Eliminating Infant Harm: System-wide infant fall toolkit innovation

Thursday, March 10, 2016: 10:30 AM
Fiesta 7-10 & Corridor (Coronado Springs Resort)
Kimberly T Hodges, MSN, RN, NE-BC , Riley Hospital for Children at Indiana University Health, Indianapolis, IN
Kerista S Hansell, MSN, RN, CNS-BC, C-EFM , Community Health Network, Indianapolis, IN

Handout (414.6 kB)

Purpose:
A system-wide team identified risk elements, designed innovative interventions, and implemented standard work to reduce infant falls in a large academic medical center. Learnings were spread across the system to impact outcomes.

Relevance/Significance:
Infant fall events are rarely reported and there is limited findings in the literature to guide evidence-based practice. One large healthcare system comprised of over 18 hospitals experienced 9 infant fall events in 2014. A 90-day course correction plan was implemented in all system-wide hospital obstetric departments to reduce the occurrence of fall events. This plan included explicit processes steps with outlined knowledge and accountability for process owners.
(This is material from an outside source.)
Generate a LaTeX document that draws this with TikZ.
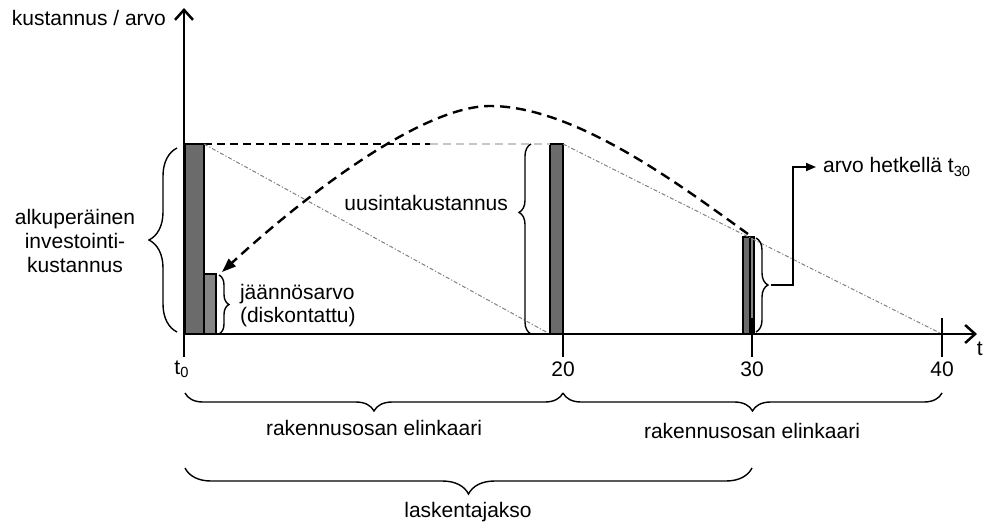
\documentclass[tikz,border=0pt]{standalone}
\usepackage{fontspec}
\setmainfont{Liberation Sans}
\usetikzlibrary{calc,arrows.meta,decorations.pathreplacing}
\definecolor{barfill}{gray}{0.42}
\definecolor{barlight}{gray}{0.52}

\begin{document}
\begin{tikzpicture}[x=0.5pt, y=-0.5pt, font=\fontsize{10.5}{12}\selectfont,
  axisline/.style={line width=1.25pt},
  barbox/.style={draw=black, line width=0.7pt, fill=barfill},
  brc/.style={decorate, line width=0.7pt, decoration={brace}},
  dashcurve/.style={line width=1.2pt, dash pattern=on 5pt off 3pt},
  hline/.style={line width=0.8pt, dash pattern=on 4pt off 2.5pt},
  deprline/.style={line width=0.5pt, gray, dash pattern=on 2pt off 1pt on 0.6pt off 1pt}]
  \useasboundingbox (0,0) rectangle (985,526);

  % points on the time axis
  \coordinate (O) at (184,334);
  \coordinate (T20) at (563,334);
  \coordinate (T30) at (752,334);
  \coordinate (T40) at (942,334);

  % bars
  \draw[barbox] (185,144) rectangle (204,334);
  \draw[barbox, fill=barlight] (204,274) rectangle (216,334);
  \draw[barbox] (550,144) rectangle (563,334);
  \draw[barbox] (743,237) rectangle (750,334);
  \draw[barbox, fill=barlight] (750,237) rectangle (754,334);
  \coordinate (top0) at (204,144);
  \coordinate (top20) at (550,144);
  \coordinate (top20r) at (563,144);
  \coordinate (top30) at (748,234);
  \coordinate (res) at (222,272);

  % value lines
  \draw[hline] (top0) -- (430,144);
  \draw[hline, gray!45] (430,144) -- (top20);
  \draw[deprline] (top0) -- (548,333);
  \draw[deprline] (top20r) -- (T40);
  \draw[dashcurve, -{Triangle[length=7pt,width=5pt]}] (top30)
    .. controls (680,185) and (575,106) .. (490,106)
    .. controls (420,106) and (300,200) .. (res);

  % axes
  \draw[axisline, -{Straight Barb[length=5pt,width=9pt]}] (184,357) -- (184,8);
  \draw[axisline, -{Straight Barb[length=5pt,width=9pt]}] (O) -- (977,334);
  \foreach \x in {563,752,942}
    \draw[axisline] (\x,318) -- (\x,357);
  \node[anchor=east] (ylab) at (173,18) {kustannus / arvo};
  \node[anchor=east, inner sep=0.5pt] (tlab) at (984,349) {t};
  \node (t0) at (182,369) {t\textsubscript{0}};
  \foreach \x/\t in {563/20,752/30,942/40}
    \node (tick\t) at (\x,369) {\t};

  % braces at the bars
  \draw[brc, decoration={amplitude=14pt}] (177,332) -- (177,148);
  \node[align=center, font=\fontsize{10.5}{12}\selectfont] (alku) at (75,241)
    {alkuperäinen\\investointi-\\kustannus};
  \draw[brc, decoration={amplitude=5pt}] (219,275) -- (219,334);
  \node[anchor=west, align=left, font=\fontsize{10.5}{11.5}\selectfont] (jaan) at (233,306)
    {jäännösarvo\\(diskontattu)};
  \draw[brc, decoration={amplitude=6pt, aspect=0.64}] (531,334) -- (531,144);
  \node[anchor=east] (uus) at (515,203) {uusintakustannus};
  \draw[brc, decoration={amplitude=6pt}] (756,238) -- (756,332);
  \coordinate (b30) at (771,285);
  \node[anchor=west] (arvo) at (816,167) {arvo hetkellä t\textsubscript{30}};
  \draw[line width=0.9pt, -{Triangle[length=5pt,width=4pt]}] (b30) -- (793,285) |- (arvo.west);

  % braces under the axis
  \draw[brc, decoration={amplitude=9pt}] (563,393) -- (185,393);
  \draw[brc, decoration={amplitude=9pt}] (942,393) -- (563,393);
  \node (elin1) at (374,428) {rakennusosan elinkaari};
  \node (elin2) at (752,431) {rakennusosan elinkaari};
  \draw[brc, decoration={amplitude=13pt}] (752,468) -- (185,468);
  \node (lask) at (468,512) {laskentajakso};
\end{tikzpicture}
\end{document}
Strategy and Implementation:
The system-wide 90-day course correction plan used a grand rounds framework to review infant fall event characteristics. Nurse leaders worked with direct care nursing staff to identify key risk points in care delivery and the environment. An infant fall risk assessment was designed, piloted and implemented at the hospital with the largest number of births/highest rate of infant falls in the system. Direct care staff refined the risk tool prior to Electronic Medical Record (EMR) build, implementation and spread to the system. A patient education video describing infant fall risk and safety measures was filmed with direct care nurses. The video is shown to all delivered patients prior to the highest risk timeframe for infant falls. Transfer from the level of the maternal hospital bed to the standard height bassinet was a risk point. An innovative low bassinet was designed, piloted and beta tested with the unit awarded grant funds to replace the old bassinets with the new model.

Evaluation:
After implementation of the 90-day strong course correction the health care system reduced infant fall incidents from 9 to 1 over 5 months. 2015 system wide fall events include 3 infant falls to date; all of which occurred at sites where all standard work had not yet been implemented.

Implications for Practice:
Direct care nurses and nurse leaders developed a robust plan focused around innovative strategies, technology and accountability that led to system-wide improvement and learning. Direct care nurses now have confidence and resources to maintain a safe environment for healthcare delivery.